Source material —
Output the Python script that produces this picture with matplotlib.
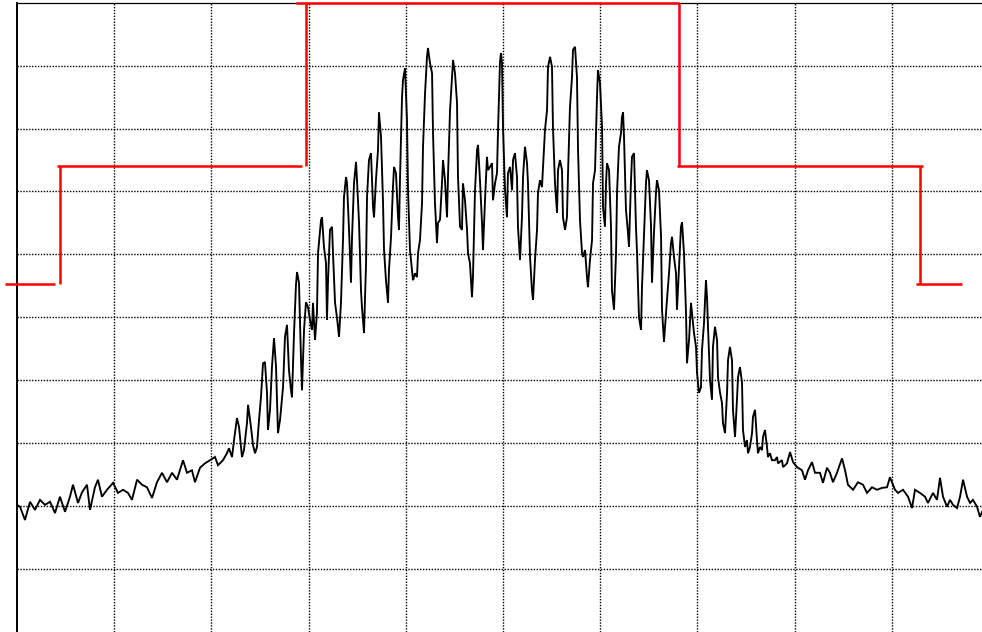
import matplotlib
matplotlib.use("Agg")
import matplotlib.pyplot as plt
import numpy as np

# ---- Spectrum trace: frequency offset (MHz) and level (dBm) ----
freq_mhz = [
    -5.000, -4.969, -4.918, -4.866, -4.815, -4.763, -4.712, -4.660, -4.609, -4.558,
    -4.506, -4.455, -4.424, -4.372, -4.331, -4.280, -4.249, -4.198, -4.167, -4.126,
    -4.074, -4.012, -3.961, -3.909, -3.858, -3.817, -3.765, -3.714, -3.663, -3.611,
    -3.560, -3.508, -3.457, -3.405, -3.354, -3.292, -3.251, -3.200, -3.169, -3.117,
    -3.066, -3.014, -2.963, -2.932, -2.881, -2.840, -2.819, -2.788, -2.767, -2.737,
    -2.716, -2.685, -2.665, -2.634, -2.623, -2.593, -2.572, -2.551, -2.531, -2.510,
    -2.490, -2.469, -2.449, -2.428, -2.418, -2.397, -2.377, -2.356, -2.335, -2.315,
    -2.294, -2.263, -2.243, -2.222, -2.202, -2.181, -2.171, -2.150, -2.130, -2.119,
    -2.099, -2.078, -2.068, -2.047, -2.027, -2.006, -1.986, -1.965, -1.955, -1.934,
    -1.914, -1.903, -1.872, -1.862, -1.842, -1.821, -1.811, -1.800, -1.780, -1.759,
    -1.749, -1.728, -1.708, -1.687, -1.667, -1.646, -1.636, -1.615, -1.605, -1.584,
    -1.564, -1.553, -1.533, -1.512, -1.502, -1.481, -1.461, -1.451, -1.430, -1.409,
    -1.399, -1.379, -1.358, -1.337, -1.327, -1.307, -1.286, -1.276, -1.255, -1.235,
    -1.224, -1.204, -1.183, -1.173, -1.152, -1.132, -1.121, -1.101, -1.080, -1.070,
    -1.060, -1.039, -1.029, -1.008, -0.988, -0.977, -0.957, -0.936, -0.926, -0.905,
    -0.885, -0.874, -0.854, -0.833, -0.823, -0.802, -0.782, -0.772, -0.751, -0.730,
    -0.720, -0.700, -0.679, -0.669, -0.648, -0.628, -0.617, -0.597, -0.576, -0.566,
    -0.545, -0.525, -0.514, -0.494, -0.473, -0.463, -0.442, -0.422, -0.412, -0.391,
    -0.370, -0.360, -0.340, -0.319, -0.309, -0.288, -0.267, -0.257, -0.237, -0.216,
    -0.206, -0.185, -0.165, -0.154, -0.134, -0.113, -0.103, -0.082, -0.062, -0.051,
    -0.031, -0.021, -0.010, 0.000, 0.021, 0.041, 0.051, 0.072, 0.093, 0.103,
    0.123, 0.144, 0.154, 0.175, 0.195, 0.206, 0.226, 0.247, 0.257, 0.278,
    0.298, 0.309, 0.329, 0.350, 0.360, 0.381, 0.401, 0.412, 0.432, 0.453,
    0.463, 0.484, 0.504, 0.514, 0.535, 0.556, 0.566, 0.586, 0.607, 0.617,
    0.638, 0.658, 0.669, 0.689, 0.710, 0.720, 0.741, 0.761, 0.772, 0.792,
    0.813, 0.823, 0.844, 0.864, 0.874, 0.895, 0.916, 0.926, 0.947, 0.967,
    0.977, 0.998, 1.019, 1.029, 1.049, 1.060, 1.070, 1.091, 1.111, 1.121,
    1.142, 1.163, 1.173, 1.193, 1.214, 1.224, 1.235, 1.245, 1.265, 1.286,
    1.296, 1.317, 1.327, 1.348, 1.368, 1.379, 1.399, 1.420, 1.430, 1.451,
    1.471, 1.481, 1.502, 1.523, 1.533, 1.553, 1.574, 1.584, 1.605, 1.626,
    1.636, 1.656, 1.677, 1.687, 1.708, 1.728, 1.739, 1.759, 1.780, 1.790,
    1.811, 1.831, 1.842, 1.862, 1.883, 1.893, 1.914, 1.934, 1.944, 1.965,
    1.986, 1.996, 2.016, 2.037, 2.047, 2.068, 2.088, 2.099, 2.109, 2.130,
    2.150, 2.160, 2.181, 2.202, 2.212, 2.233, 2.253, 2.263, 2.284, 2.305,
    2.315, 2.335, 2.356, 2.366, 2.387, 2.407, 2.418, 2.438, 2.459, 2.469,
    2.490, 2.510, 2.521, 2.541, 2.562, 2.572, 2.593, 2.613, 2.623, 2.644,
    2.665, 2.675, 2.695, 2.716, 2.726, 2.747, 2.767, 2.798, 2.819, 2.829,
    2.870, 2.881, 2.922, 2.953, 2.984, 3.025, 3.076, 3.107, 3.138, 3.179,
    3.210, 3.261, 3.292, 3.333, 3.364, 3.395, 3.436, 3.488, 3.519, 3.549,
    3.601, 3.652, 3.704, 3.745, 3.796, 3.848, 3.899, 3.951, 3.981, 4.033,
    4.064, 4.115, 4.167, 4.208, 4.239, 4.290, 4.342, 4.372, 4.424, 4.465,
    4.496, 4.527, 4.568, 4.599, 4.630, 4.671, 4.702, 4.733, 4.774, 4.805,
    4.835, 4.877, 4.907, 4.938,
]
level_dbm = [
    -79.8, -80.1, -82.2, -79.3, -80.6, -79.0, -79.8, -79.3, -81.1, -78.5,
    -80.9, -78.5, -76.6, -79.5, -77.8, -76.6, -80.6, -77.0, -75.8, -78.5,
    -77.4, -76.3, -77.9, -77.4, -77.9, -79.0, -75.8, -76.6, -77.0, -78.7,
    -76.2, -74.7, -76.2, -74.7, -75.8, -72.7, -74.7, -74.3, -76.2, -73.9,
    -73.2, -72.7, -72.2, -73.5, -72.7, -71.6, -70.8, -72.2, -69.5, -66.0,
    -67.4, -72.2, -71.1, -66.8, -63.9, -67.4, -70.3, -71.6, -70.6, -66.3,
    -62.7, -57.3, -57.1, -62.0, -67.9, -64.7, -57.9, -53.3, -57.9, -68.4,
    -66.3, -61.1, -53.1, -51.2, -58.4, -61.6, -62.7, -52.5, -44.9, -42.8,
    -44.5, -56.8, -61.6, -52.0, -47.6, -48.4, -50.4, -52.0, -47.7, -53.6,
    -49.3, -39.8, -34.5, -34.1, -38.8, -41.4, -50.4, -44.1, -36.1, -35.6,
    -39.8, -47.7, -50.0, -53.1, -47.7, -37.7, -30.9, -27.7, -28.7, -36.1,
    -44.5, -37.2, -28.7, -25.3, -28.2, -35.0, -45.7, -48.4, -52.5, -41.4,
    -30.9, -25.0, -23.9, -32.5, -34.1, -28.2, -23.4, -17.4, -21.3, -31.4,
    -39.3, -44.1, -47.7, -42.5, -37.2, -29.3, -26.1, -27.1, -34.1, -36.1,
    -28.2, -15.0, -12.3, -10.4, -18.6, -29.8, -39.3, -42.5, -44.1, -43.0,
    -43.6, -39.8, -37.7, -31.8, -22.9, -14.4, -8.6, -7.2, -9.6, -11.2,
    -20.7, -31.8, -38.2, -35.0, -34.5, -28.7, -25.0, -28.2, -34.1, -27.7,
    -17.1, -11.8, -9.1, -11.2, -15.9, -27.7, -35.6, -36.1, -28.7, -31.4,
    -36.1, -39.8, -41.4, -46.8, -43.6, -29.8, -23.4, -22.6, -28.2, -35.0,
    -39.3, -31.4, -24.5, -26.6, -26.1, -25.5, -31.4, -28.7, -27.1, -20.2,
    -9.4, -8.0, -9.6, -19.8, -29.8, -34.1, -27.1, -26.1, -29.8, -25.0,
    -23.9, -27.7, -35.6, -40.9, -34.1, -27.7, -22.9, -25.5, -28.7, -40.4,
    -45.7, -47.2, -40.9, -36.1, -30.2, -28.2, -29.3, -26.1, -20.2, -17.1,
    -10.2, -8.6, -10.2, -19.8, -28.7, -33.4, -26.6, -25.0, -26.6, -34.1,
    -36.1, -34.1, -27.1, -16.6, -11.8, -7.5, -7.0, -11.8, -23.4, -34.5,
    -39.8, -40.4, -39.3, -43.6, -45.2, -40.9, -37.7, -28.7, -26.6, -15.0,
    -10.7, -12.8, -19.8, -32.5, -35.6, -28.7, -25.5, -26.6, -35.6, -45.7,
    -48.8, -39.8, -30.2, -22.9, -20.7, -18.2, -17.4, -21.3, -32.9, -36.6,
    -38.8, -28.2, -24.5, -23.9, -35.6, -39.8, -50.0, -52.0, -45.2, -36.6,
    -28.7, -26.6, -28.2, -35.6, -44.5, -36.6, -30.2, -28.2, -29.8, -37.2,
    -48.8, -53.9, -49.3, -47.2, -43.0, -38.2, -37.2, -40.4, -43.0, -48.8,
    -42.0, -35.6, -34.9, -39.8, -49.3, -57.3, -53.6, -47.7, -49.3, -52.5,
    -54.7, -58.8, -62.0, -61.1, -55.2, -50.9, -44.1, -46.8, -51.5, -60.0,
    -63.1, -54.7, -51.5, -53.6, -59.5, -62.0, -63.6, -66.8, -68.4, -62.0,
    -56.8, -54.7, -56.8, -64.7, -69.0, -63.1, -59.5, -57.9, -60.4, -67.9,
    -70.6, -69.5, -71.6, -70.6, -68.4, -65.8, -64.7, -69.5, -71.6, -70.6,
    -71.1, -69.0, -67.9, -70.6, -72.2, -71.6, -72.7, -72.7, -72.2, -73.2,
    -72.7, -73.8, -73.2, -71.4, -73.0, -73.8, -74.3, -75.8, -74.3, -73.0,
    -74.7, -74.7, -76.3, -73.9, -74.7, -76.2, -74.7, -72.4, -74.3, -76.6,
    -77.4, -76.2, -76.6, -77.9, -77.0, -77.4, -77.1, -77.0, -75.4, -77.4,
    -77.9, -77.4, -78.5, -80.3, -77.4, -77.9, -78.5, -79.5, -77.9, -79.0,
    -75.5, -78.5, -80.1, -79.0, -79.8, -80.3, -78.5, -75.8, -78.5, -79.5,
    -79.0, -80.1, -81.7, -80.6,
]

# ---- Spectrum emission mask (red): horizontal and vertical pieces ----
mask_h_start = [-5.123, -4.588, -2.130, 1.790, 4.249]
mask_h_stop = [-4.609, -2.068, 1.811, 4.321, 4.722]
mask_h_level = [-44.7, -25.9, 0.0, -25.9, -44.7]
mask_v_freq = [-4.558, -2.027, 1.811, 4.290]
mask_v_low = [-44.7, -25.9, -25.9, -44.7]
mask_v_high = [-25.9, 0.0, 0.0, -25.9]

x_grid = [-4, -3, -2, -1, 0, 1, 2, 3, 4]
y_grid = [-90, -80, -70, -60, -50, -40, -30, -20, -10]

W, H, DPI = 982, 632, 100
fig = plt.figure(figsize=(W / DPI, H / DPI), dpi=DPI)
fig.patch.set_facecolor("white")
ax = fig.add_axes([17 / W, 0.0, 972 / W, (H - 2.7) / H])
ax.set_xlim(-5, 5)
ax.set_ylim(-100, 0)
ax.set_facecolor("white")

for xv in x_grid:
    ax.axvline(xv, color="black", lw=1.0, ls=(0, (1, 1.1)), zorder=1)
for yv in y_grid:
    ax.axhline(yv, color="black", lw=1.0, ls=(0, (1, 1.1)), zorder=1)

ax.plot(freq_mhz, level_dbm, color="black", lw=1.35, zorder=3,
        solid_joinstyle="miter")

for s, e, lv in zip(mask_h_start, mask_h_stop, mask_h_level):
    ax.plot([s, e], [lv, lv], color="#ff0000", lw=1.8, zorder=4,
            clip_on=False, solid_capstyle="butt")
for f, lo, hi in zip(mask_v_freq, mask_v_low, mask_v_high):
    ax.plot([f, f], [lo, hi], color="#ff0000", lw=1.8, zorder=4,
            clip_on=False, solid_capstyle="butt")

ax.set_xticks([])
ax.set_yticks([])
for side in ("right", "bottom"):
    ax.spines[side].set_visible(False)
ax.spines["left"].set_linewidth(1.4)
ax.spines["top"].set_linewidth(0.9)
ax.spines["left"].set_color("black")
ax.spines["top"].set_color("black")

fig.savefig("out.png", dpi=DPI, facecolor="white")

Do this —
Omit the pictures, then repeat exactly each line from the beginning of the listing through the line with "import numpy as np".

Exercise output —
Output the Python script that produces this picture with matplotlib.
import matplotlib
matplotlib.use("Agg")
import matplotlib.pyplot as plt
import numpy as np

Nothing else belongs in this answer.